* _CHALLENGE_:
Your output must be the lines below from the line containing "Give me the Plotly source for this chart." to the line containing "fig = go.Figure()", both lines included, reproduced exactly and without pictures.

--- Start SUPPLIED INFORMATION ---

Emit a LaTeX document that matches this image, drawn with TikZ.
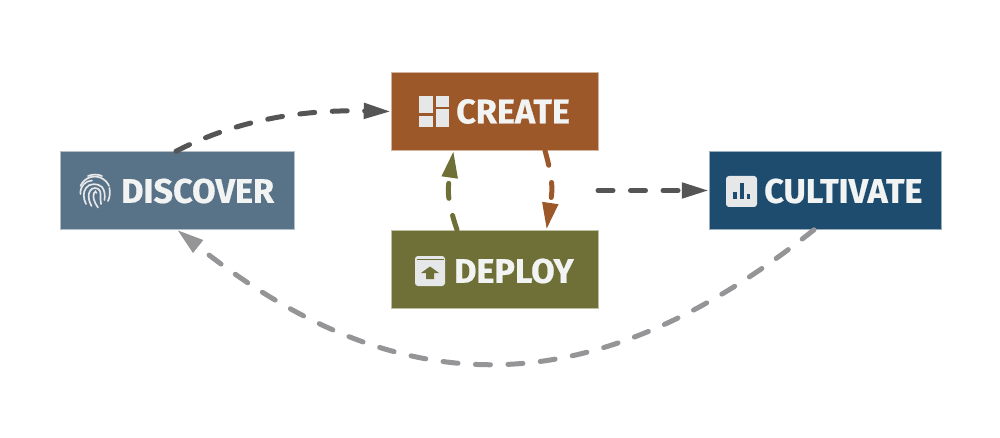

--- End SUPPLIED INFORMATION ---
--- Start SUPPLIED INFORMATION ---

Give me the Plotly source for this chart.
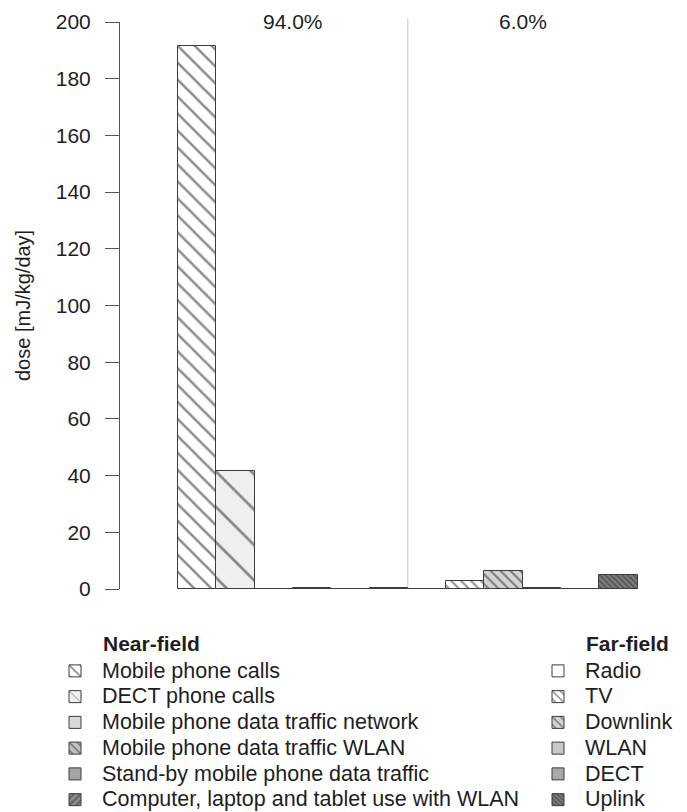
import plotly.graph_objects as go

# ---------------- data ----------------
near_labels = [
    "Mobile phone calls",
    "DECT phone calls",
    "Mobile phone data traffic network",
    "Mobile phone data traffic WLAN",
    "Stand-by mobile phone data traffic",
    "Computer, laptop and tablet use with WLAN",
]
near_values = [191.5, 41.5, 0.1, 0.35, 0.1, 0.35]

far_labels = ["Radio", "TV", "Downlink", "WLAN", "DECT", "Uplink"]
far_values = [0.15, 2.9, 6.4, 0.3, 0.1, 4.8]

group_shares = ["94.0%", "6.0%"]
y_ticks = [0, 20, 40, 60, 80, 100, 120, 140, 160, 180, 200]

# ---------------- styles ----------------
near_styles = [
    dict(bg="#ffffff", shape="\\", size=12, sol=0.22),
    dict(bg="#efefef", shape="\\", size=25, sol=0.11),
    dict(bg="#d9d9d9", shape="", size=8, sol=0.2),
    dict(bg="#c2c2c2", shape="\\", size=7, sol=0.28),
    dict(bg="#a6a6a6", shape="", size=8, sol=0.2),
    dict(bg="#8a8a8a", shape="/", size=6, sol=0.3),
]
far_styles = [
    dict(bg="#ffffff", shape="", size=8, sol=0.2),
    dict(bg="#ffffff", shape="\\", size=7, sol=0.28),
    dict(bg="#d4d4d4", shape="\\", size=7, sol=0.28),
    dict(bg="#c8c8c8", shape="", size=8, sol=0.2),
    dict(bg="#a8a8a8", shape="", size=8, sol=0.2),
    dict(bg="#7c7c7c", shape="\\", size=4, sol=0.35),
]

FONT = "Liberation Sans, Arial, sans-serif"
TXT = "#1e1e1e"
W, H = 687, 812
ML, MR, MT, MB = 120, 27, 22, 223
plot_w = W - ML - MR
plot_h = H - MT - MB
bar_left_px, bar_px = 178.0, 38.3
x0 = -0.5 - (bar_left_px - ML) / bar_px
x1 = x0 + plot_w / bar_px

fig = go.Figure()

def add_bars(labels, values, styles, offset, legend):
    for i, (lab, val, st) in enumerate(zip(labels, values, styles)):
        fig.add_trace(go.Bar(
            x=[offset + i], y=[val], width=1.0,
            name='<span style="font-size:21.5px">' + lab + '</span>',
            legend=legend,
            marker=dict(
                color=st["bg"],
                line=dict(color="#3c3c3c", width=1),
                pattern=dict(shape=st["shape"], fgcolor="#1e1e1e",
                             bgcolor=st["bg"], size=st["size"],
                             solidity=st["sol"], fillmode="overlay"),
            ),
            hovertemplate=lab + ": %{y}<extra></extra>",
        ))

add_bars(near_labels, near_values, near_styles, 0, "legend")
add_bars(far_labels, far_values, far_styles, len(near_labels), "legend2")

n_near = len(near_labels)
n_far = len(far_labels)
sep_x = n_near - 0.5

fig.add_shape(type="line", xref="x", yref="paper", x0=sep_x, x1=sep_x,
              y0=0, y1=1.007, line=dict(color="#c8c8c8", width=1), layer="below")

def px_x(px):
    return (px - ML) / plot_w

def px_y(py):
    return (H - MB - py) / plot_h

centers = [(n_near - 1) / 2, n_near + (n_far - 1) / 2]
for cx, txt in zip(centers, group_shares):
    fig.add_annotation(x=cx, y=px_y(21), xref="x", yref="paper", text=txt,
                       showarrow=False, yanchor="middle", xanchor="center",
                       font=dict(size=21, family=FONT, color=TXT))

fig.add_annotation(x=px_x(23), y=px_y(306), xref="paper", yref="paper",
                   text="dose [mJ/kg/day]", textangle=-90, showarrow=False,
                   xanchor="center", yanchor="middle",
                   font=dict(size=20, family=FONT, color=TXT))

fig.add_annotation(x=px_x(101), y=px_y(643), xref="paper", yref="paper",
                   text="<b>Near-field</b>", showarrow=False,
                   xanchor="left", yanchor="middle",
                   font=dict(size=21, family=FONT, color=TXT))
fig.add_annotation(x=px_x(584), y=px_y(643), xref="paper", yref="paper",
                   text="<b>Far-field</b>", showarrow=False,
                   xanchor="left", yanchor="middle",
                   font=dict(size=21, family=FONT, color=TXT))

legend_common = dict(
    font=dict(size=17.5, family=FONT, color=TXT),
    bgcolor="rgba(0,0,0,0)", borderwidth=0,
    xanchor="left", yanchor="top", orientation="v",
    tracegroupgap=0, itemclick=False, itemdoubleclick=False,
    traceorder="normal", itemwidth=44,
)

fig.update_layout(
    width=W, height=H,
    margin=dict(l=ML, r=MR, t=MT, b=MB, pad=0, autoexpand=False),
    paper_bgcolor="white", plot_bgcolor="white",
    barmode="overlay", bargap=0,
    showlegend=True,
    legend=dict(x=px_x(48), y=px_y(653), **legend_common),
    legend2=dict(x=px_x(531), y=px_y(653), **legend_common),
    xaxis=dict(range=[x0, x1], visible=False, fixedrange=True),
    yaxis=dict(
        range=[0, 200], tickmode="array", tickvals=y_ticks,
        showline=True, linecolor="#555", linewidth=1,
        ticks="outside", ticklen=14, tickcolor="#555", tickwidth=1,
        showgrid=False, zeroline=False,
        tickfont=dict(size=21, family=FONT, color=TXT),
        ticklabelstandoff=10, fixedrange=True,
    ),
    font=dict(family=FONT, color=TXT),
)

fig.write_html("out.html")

--- End SUPPLIED INFORMATION ---

* _ANSWER TO THE TASK_:
Give me the Plotly source for this chart.
import plotly.graph_objects as go

# ---------------- data ----------------
near_labels = [
    "Mobile phone calls",
    "DECT phone calls",
    "Mobile phone data traffic network",
    "Mobile phone data traffic WLAN",
    "Stand-by mobile phone data traffic",
    "Computer, laptop and tablet use with WLAN",
]
near_values = [191.5, 41.5, 0.1, 0.35, 0.1, 0.35]

far_labels = ["Radio", "TV", "Downlink", "WLAN", "DECT", "Uplink"]
far_values = [0.15, 2.9, 6.4, 0.3, 0.1, 4.8]

group_shares = ["94.0%", "6.0%"]
y_ticks = [0, 20, 40, 60, 80, 100, 120, 140, 160, 180, 200]

# ---------------- styles ----------------
near_styles = [
    dict(bg="#ffffff", shape="\\", size=12, sol=0.22),
    dict(bg="#efefef", shape="\\", size=25, sol=0.11),
    dict(bg="#d9d9d9", shape="", size=8, sol=0.2),
    dict(bg="#c2c2c2", shape="\\", size=7, sol=0.28),
    dict(bg="#a6a6a6", shape="", size=8, sol=0.2),
    dict(bg="#8a8a8a", shape="/", size=6, sol=0.3),
]
far_styles = [
    dict(bg="#ffffff", shape="", size=8, sol=0.2),
    dict(bg="#ffffff", shape="\\", size=7, sol=0.28),
    dict(bg="#d4d4d4", shape="\\", size=7, sol=0.28),
    dict(bg="#c8c8c8", shape="", size=8, sol=0.2),
    dict(bg="#a8a8a8", shape="", size=8, sol=0.2),
    dict(bg="#7c7c7c", shape="\\", size=4, sol=0.35),
]

FONT = "Liberation Sans, Arial, sans-serif"
TXT = "#1e1e1e"
W, H = 687, 812
ML, MR, MT, MB = 120, 27, 22, 223
plot_w = W - ML - MR
plot_h = H - MT - MB
bar_left_px, bar_px = 178.0, 38.3
x0 = -0.5 - (bar_left_px - ML) / bar_px
x1 = x0 + plot_w / bar_px

fig = go.Figure()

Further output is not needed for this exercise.